If you are already cynical and feeling bored of the Kimani formula, Lavish Loving won’t be getting you back into the groove anytime soon. It’s predictable – in a sad way – how the heroine being a beautiful and self-assured woman who has no problems making the first move on a guy she wants is immediately deemed “spoiled, entitled” by the hero, when her entire actions in this book show that she is hardly any of that sort. But that’s my problem with this story, one that is never resolved to my satisfaction: Ace immediately pegs her as “spoiled” and “entitled” minutes after they meet again, when he hardly knows what she had been up to or how she was like all those years since they last met, and apparently it’s because she… comes on to him? Is that really a bad thing?
Maybe, if he is, say, one of those conservative sorts who prefer women on the demure side… but the author also has to conform to the formula that every hero in this line has to be a playboy, so here is Ace, someone who seems bipolar when it comes to his feelings and motivations.

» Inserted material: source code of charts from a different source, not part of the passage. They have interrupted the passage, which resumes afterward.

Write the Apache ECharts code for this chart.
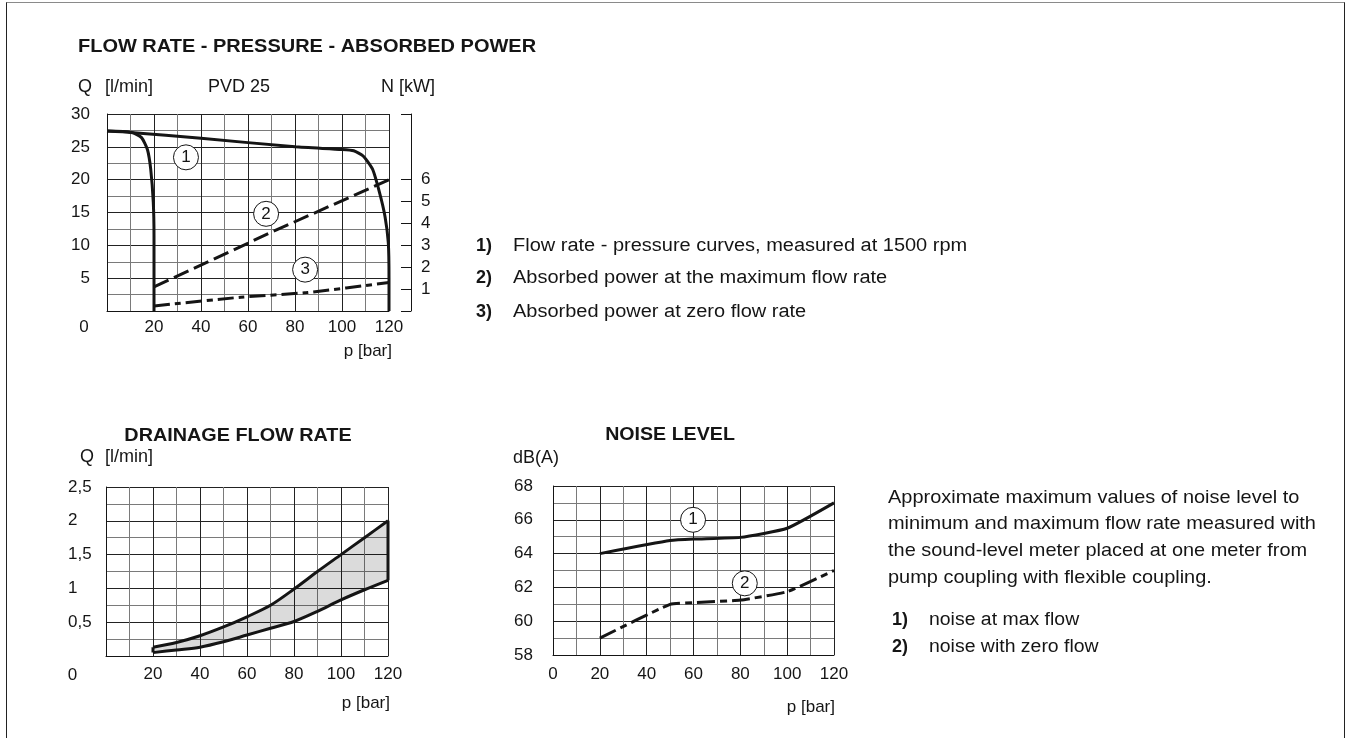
<!DOCTYPE html>
<html>
<head>
<meta charset="utf-8">
<title>PVD 25 - flow rate, drainage, noise</title>
<script src="https://cdn.jsdelivr.net/npm/echarts@6/dist/echarts.min.js"></script>
<style>
html, body { margin: 0; padding: 0; background: #fff; }
#chart { width: 1348px; height: 738px; position: relative; }
.frame {
  position: absolute; left: 6px; top: 2px; width: 1337px; height: 760px;
  border-left: 1px solid #222; border-right: 1px solid #222; border-top: 1px solid #8a8a8a;
  pointer-events: none;
}
</style>
</head>
<body>
<div id="chart"></div>
<div class="frame"></div>
<script>
// --- flow rate - pressure (Q l/min over p bar) ---
const outerP = [0, 10, 40, 80, 100, 105, 109, 113, 116, 118.3, 119.7, 120, 120]
const outerQ = [27.4, 27.2, 26.3, 25.0, 24.6, 24.4, 23.6, 21.6, 18.0, 14.4, 10.4, 5, 0]
const innerP = [0, 10.5, 14.7, 17.2, 18.6, 19.7, 20, 20]
const innerQ = [27.4, 27.2, 26.4, 24.6, 21.6, 16.5, 11.4, 0]
// absorbed power (N kW)
const powerMaxP = [20, 70, 120]
const powerMaxN = [1.1, 3.6, 6.0]
const powerZeroP = [20, 57, 85, 120]
const powerZeroN = [0.23, 0.63, 0.84, 1.3]
const nLabels = [1, 2, 3, 4, 5, 6]
const nTicks = [0, 1, 2, 3, 4, 5, 6, 9]
// numbered circles, in data units
const flowMarks = [[33.6, 23.4, '1'], [67.7, 14.8, '2'], [84.3, 6.3, '3']]

// --- drainage flow rate ---
const drainP = [20, 30, 40, 50, 60, 70, 80, 90, 100, 110, 120]
const drainHigh = [0.13, 0.2, 0.3, 0.43, 0.58, 0.75, 0.99, 1.25, 1.5, 1.75, 2.0]
const drainLow = [0.05, 0.09, 0.13, 0.21, 0.31, 0.41, 0.51, 0.66, 0.83, 0.98, 1.12]

// --- noise level ---
const noiseP = [20, 50, 60, 80, 100, 120]
const noiseMax = [64, 64.77, 64.86, 64.96, 65.5, 67]
const noiseZero = [59, 61, 61.1, 61.25, 61.75, 63]
const noiseMarks = [[59.8, 66.0, '1'], [81.9, 62.24, '2']]

const FONT = '"Liberation Sans", Arial, sans-serif'
const INK = '#151515'

const zip = (xs, ys) => xs.map((x, i) => [x, ys[i]])

function pAxis(gridIndex, margin, showZero) {
  return {
    type: 'value', gridIndex, min: 0, max: 120, interval: 20,
    axisLine: { show: true, lineStyle: { color: INK, width: 1 } },
    axisTick: { show: false },
    minorTick: { show: false, splitNumber: 2 },
    splitLine: { show: true, lineStyle: { color: '#222', width: 1 } },
    minorSplitLine: { show: true, lineStyle: { color: '#7a7a7a', width: 1 } },
    axisLabel: { margin, showMinLabel: showZero, color: INK, fontSize: 17, fontFamily: FONT }
  }
}

function vAxis(gridIndex, min, max, interval, label) {
  return {
    type: 'value', gridIndex, min, max, interval,
    axisLine: { show: true, lineStyle: { color: INK, width: 1 } },
    axisTick: { show: false },
    minorTick: { show: false, splitNumber: 2 },
    splitLine: { show: true, lineStyle: { color: '#222', width: 1 } },
    minorSplitLine: { show: true, lineStyle: { color: '#7a7a7a', width: 1 } },
    axisLabel: Object.assign({ color: INK, fontSize: 17, fontFamily: FONT }, label)
  }
}

function curve(xi, yi, data, dash, extra) {
  return Object.assign({
    type: 'line', xAxisIndex: xi, yAxisIndex: yi, data,
    symbol: 'none', silent: true, z: 5,
    lineStyle: { color: INK, width: 3, type: dash || 'solid' }
  }, extra)
}

function marks(xi, yi, data) {
  return {
    type: 'scatter', xAxisIndex: xi, yAxisIndex: yi, data,
    symbol: 'circle', symbolSize: 25, silent: true, z: 8,
    itemStyle: { color: '#fff', borderColor: INK, borderWidth: 1, opacity: 1 },
    label: {
      show: true, position: 'inside', formatter: (p) => p.value[2],
      color: INK, fontSize: 17, fontFamily: FONT
    }
  }
}

function txt(text, x, y, o) {
  o = o || {}
  return {
    type: 'text', x, y, scaleX: o.sx || 1, silent: true,
    style: {
      text, fill: INK, align: o.align || 'left', verticalAlign: 'middle',
      font: (o.bold ? 'bold ' : '') + (o.size || 18) + 'px ' + FONT
    }
  }
}

const chart = echarts.init(document.getElementById('chart'))

const option = {
  animation: false,
  backgroundColor: '#fff',
  grid: [
    { left: 107, top: 114, width: 282, height: 197, containLabel: false, outerBoundsMode: 'none' },
    { left: 106, top: 487, width: 282, height: 169, containLabel: false, outerBoundsMode: 'none' },
    { left: 553, top: 486, width: 281, height: 169, containLabel: false, outerBoundsMode: 'none' }
  ],
  xAxis: [
    pAxis(0, 8, false),
    pAxis(1, 10, false),
    pAxis(2, 11, true)
  ],
  yAxis: [
    vAxis(0, 0, 30, 5, { margin: 17, showMinLabel: false }),
    {
      type: 'value', gridIndex: 0, position: 'right', offset: 22, min: 0, max: 9, interval: 1,
      axisLine: { show: true, lineStyle: { color: INK, width: 1 } },
      axisTick: { show: true, inside: true, length: 10, customValues: nTicks, lineStyle: { color: INK, width: 1 } },
      axisLabel: { customValues: nLabels, margin: 10, color: INK, fontSize: 17, fontFamily: FONT },
      splitLine: { show: false }
    },
    vAxis(1, 0, 2.5, 0.5, {
      margin: 38, align: 'left', showMinLabel: false,
      formatter: (v) => String(v).replace('.', ',')
    }),
    vAxis(2, 58, 68, 2, { margin: 20 })
  ],
  series: [
    curve(0, 0, zip(outerP, outerQ), 'solid', { smooth: 0.2 }),
    curve(0, 0, zip(innerP, innerQ), 'solid', { smooth: 0.2 }),
    curve(0, 1, zip(powerMaxP, powerMaxN), [16, 6]),
    curve(0, 1, zip(powerZeroP, powerZeroN), [16, 5, 6, 5], { smooth: 0.2 }),
    marks(0, 0, flowMarks),

    // drainage band: polygon between the two curves, translucent so the grid shows through
    {
      type: 'custom', xAxisIndex: 1, yAxisIndex: 2, silent: true, z: 3,
      data: [[drainP[0], drainLow[0]]],
      renderItem: (params, api) => {
        const upper = drainP.map((p, i) => api.coord([p, drainHigh[i]]))
        const lower = drainP.map((p, i) => api.coord([p, drainLow[i]])).reverse()
        return {
          type: 'polygon',
          shape: { points: upper.concat(lower) },
          style: { fill: 'rgba(0,0,0,0.14)' }
        }
      }
    },
    curve(1, 2, zip(drainP, drainHigh), 'solid', { smooth: 0.3 }),
    curve(1, 2, zip(drainP, drainLow), 'solid', { smooth: 0.3 }),
    curve(1, 2, [[drainP[drainP.length - 1], drainLow[drainLow.length - 1]], [drainP[drainP.length - 1], drainHigh[drainHigh.length - 1]]]),
    curve(1, 2, [[drainP[0], drainLow[0]], [drainP[0], drainHigh[0]]]),

    curve(2, 3, zip(noiseP, noiseMax), 'solid', { smooth: 0.15 }),
    curve(2, 3, zip(noiseP, noiseZero), [18, 5, 7, 5], { smooth: 0.15 }),
    marks(2, 3, noiseMarks)
  ],
  graphic: [
    txt('FLOW RATE - PRESSURE - ABSORBED POWER', 78, 47, { bold: true, sx: 1.11 }),
    txt('Q', 78, 87),
    txt('[l/min]', 105, 87),
    txt('PVD 25', 208, 87),
    txt('N [kW]', 381, 87),
    txt('0', 84, 327, { align: 'center', size: 17 }),
    txt('p [bar]', 392, 351, { align: 'right', size: 17 }),

    txt('1)', 476, 246, { bold: true }),
    txt('Flow rate - pressure curves, measured at 1500 rpm', 513, 246, { sx: 1.11 }),
    txt('2)', 476, 278, { bold: true }),
    txt('Absorbed power at the maximum flow rate', 513, 278, { sx: 1.11 }),
    txt('3)', 476, 312, { bold: true }),
    txt('Absorbed power at zero flow rate', 513, 312, { sx: 1.11 }),

    txt('DRAINAGE FLOW RATE', 238, 436, { bold: true, align: 'center', sx: 1.1 }),
    txt('Q', 80, 457),
    txt('[l/min]', 105, 457),
    txt('0', 72.5, 675, { align: 'center', size: 17 }),
    txt('p [bar]', 390, 703, { align: 'right', size: 17 }),

    txt('NOISE LEVEL', 670, 435, { bold: true, align: 'center', sx: 1.09 }),
    txt('dB(A)', 513, 458),
    txt('p [bar]', 835, 707, { align: 'right', size: 17 }),

    txt('Approximate maximum values of noise level to', 888, 498, { size: 19, sx: 1.05 }),
    txt('minimum and maximum flow rate measured with', 888, 524, { size: 19, sx: 1.05 }),
    txt('the sound-level meter placed at one meter from', 888, 551, { size: 19, sx: 1.05 }),
    txt('pump coupling with flexible coupling.', 888, 578, { size: 19, sx: 1.05 }),
    txt('1)', 892, 620, { bold: true }),
    txt('noise at max flow', 929, 620, { sx: 1.08 }),
    txt('2)', 892, 647, { bold: true }),
    txt('noise with zero flow', 929, 647, { sx: 1.08 })
  ]
}

chart.setOption(option)
</script>
</body>
</html>
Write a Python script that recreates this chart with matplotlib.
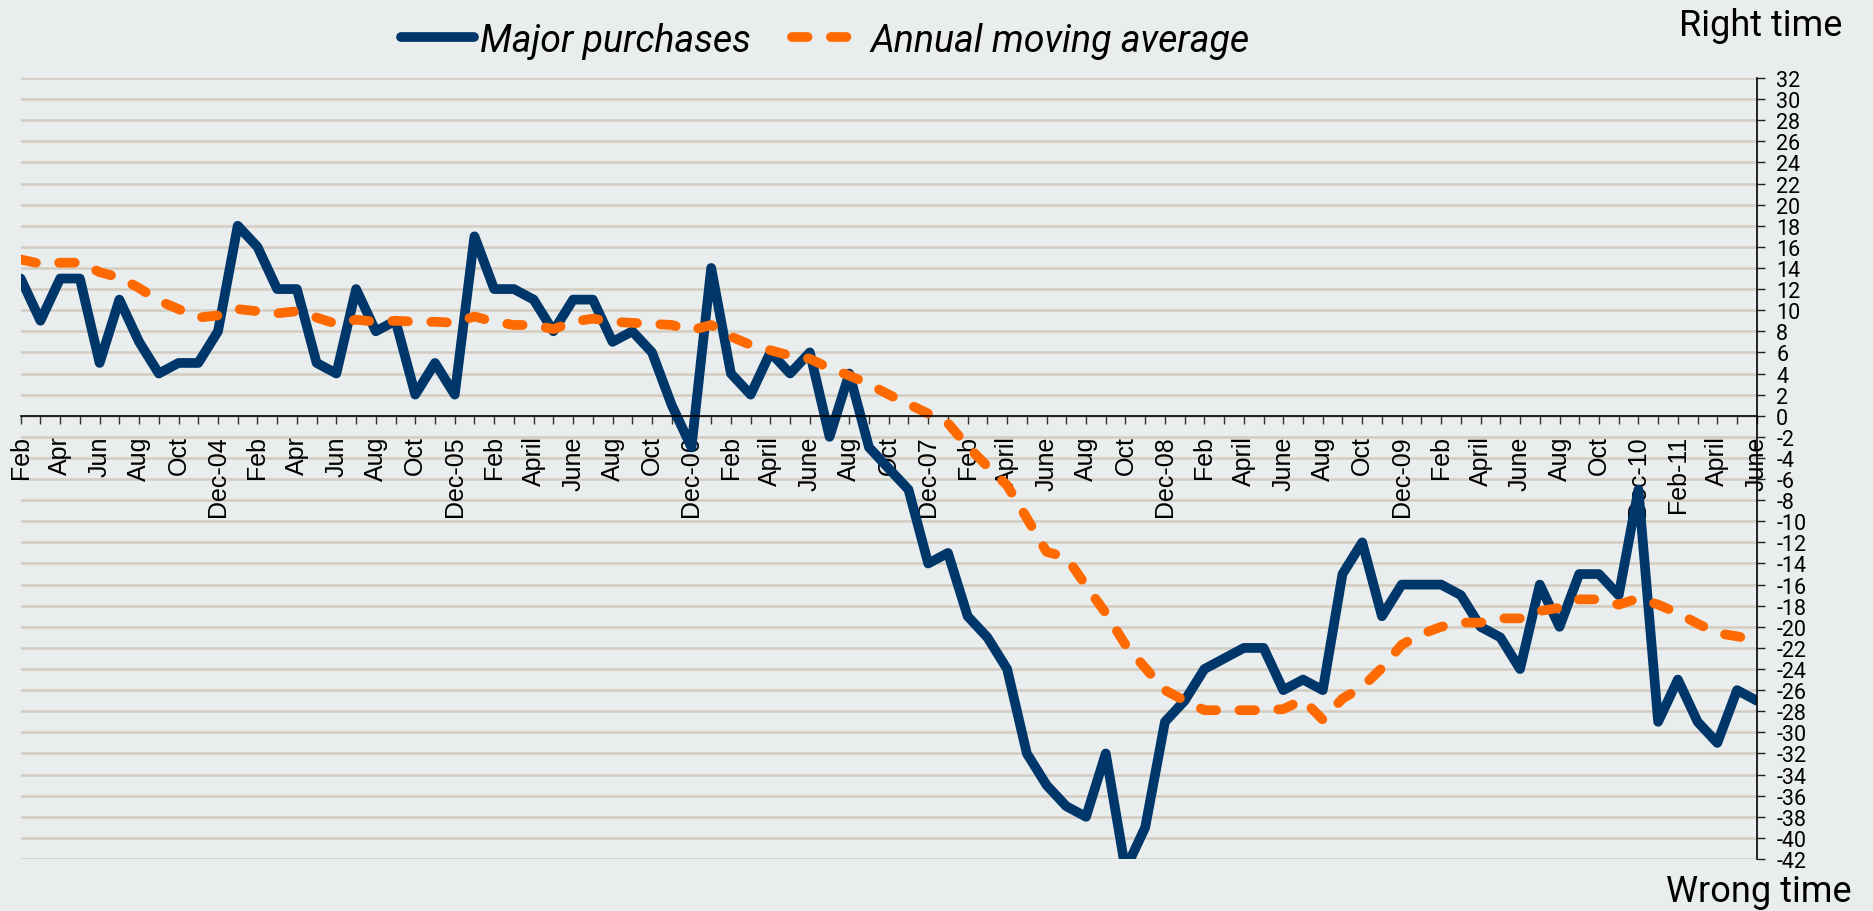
import numpy as np
import matplotlib.pyplot as plt

# monthly values, Feb 2004 .. June 2011
major = [13, 9, 13, 13, 5, 11, 7, 4, 5, 5,
         8, 18, 16, 12, 12, 5, 4, 12, 8, 9,
         2, 5, 2, 17, 12, 12, 11, 8, 11, 11,
         7, 8, 6, 1, -3, 14, 4, 2, 6, 4,
         6, -2, 4, -3, -5, -7, -14, -13, -19, -21,
         -24, -32, -35, -37, -38, -32, -43, -39, -29, -27,
         -24, -23, -22, -22, -26, -25, -26, -15, -12, -19,
         -16, -16, -16, -17, -20, -21, -24, -16, -20, -15,
         -15, -17, -7, -29, -25, -29, -31, -26, -27]

moving_avg = [14.8, 14.4, 14.5, 14.5, 13.6, 13.1, 12.1, 10.9, 10.1, 9.3,
              9.5, 10.1, 9.9, 9.7, 9.9, 9.3, 8.7, 9.1, 8.9, 9.0,
              8.9, 8.9, 8.8, 9.4, 8.9, 8.6, 8.6, 8.2, 8.9, 9.2,
              8.9, 8.8, 8.7, 8.6, 8.1, 8.6, 7.5, 6.7, 6.2, 5.7,
              5.4, 4.5, 3.8, 3.0, 2.0, 1.1, 0.2, -0.7, -2.9, -4.8,
              -6.6, -9.7, -12.9, -13.4, -16.1, -18.7, -21.7, -23.9, -26.0, -27.0,
              -27.9, -27.9, -27.9, -27.9, -27.8, -26.9, -28.8, -26.8, -25.7, -23.9,
              -21.7, -20.7, -20.0, -19.6, -19.6, -19.2, -19.2, -18.5, -18.2, -17.4,
              -17.4, -17.9, -17.3, -17.9, -18.7, -19.7, -20.6, -20.9, -21.3]

# every second month gets a label
month_labels = ['Feb', 'Apr', 'Jun', 'Aug', 'Oct', 'Dec-04',
                'Feb', 'Apr', 'Jun', 'Aug', 'Oct', 'Dec-05',
                'Feb', 'April', 'June', 'Aug', 'Oct', 'Dec-06',
                'Feb', 'April', 'June', 'Aug', 'Oct', 'Dec-07',
                'Feb', 'April', 'June', 'Aug', 'Oct', 'Dec-08',
                'Feb', 'April', 'June', 'Aug', 'Oct', 'Dec-09',
                'Feb', 'April', 'June', 'Aug', 'Oct', 'Dec-10',
                'Feb-11', 'April', 'June']

bg = '#E9EDEE'
grid_col = '#D3CCC1'
blue = '#00376B'
orange = '#FF6A00'

x = np.arange(len(major))

fig = plt.figure(figsize=(18.74, 9.12), dpi=100, facecolor=bg)
ax = fig.add_axes([0.01105, 0.0570, 0.9264, 0.8564])
ax.set_facecolor(bg)

yticks = np.arange(-42, 33, 2)
for v in yticks:
    ax.axhline(v, color=grid_col, lw=1.8, zorder=1)

ax.plot(x, major, color=blue, lw=7, solid_joinstyle='round',
        solid_capstyle='round', zorder=2, label='Major purchases')
ax.plot(x, moving_avg, color=orange, lw=7, dashes=(1.6, 2.4),
        dash_capstyle='round', dash_joinstyle='round', zorder=2,
        label='Annual moving average')

ax.set_xlim(0, len(major) - 1)
ax.set_ylim(-42, 32)

# x axis through zero, values on the right
ax.spines['top'].set_visible(False)
ax.spines['left'].set_visible(False)
ax.spines['bottom'].set_position(('data', 0))
ax.spines['bottom'].set_linewidth(1.2)
ax.spines['right'].set_linewidth(1.2)

ax.set_xticks(x)
labels = [''] * len(x)
for k, lab in enumerate(month_labels):
    labels[2 * k] = lab
ax.set_xticklabels(labels, rotation=90, fontsize=18,
                   family='Liberation Sans', va='top')
ax.tick_params(axis='x', direction='out', length=6, width=1,
               color='#333333', pad=8)

ax.yaxis.tick_right()
ax.set_yticks(yticks)
ax.set_yticklabels([str(v) for v in yticks], fontsize=15.5, family='Roboto')
ax.tick_params(axis='y', direction='out', length=6, width=1,
               color='#222222', pad=8)

leg = ax.legend(loc='center', bbox_to_anchor=(0.4405, 0.955),
                bbox_transform=fig.transFigure, ncol=2, frameon=False,
                prop={'family': 'Roboto', 'style': 'italic', 'size': 27},
                handlelength=1.95, handletextpad=0.15, columnspacing=1.1)

fig.text(0.983, 0.9605, 'Right time', ha='right', va='baseline',
         fontsize=26, family='Roboto')
fig.text(0.988, 0.011, 'Wrong time', ha='right', va='baseline',
         fontsize=26, family='Roboto')

fig.savefig('out.png', dpi=100, facecolor=bg)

Really, his behavior and motivations change, often without believable reason or transition, in what seems to be a need to keep the story going until the minimal word count is met. Ace doesn’t feel like a person with a coherent personality as much as he is just a plot device created by throwing together all the clichés related to romance heroes in the Kimani line nilly willy.
As for the romance, I know it is true love because secondary characters are constantly reassuring our main couple (especially the heroine) how the other person is really, really into this person. This is a lazy way to writing a romance, and I have a hard time buying that the feels are real.
And all of this is a shame because London is a rare heroine who goes after what she wants. Of course, she isn’t allowed to be like this for long. She has to conform to being a more conventional romance heroine to satisfy Ace’s Madonna/whore complex. The unfortunate implications of all this is that the only “good” woman worthy of love is someone who just sits in a corner. demurely and without any agency, until a hot guy deigns to notice her beauty and wags that thing at her. The implications are even more unfortunate when London has to somehow prove that she is still a “good” girl despite her past love life, while as usual I’m supposed to accept Ace being a playboy as something to pant after. He being a dog to other women? Those women totally deserve it – they are all whores!
Still, even if I overlook the eye-rolling double standards permeating this story, I still have to deal with the whole lifeless “Let’s just toss in all the clichés into the authorial crockpot, and just serve whatever that results!” feel of the story or how the hero is for the most part a bewildering character. I certainly have no Lavish Loving for this baby.